かんぽ生命不正から見る旧住友銀行の亡霊

 かんぽ生命の不正がマスコミを賑わして久しいが、結局誰も何の責任も取らず、現場の郵便局員のみが懲戒対象となっただけである。最近、日本郵政長門社長(興銀→みすほコープ)はじめ日本郵便の横山社長(住友→三井住友)、かんぽ生命の植平社長(東京海上)のトップ三人の経営責任問題が浮上しているとい記事をみた。事実上人事権を握っているのは首相官邸で、郵政族議員の思い通りに動かない、という理由らしいが、そこに不正販売の反省の欠片も見えない。もっと笑える記事は、三井住友銀行がノルマの廃止を謳ったそうだ。「そんなバカな!!」

 そもそも「かんぽ生命不正」とは、顧客を騙して二重契約あるいは無保険状態を生じさせ、ひた走りに「ノルマ」達成に上位下達方式でひた走ったことである。すなわち、①徹底したノルマ主義、②表裏なす飴と鞭(手当の格差→給料の格差)、③脱法行為の指南(局長、部長級が知らない筈がない)、④利益至上主義、顧客目線の放棄などが指摘できる。

 小生も銀行員として30年過ごした経験からものを言わせてもらうと、これは正しく住友銀行方式そのもののやり方である。若手営業マンとして住友とはライバルであったが、そのやり方あくどさ、それでいて資金の引き上げの速さ、朝駆け夜討ちの24時間営業体制で、当時これをセブンイレブン方式と言っていたが、当時の上司から「住友を見習え」と言われたものだ。
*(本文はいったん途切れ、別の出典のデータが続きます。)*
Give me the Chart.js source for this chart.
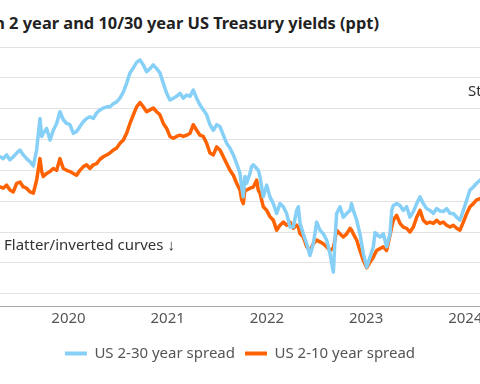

 郵政民営化の時の初代に西川氏という住友イムズの権化を選任したことが大きなつまずきの元だが、その彼が、自らのイムズに迎合する旧部下を郵政に引っ張んて来て、今の日本郵政の経営イムズを作っていったのである。したがって、このかんぽ不正は当然の結果なのであって、その本家本元の三井住友が「ノルマ主義廃止」と今頃叫んでいるのは笑止に堪えない。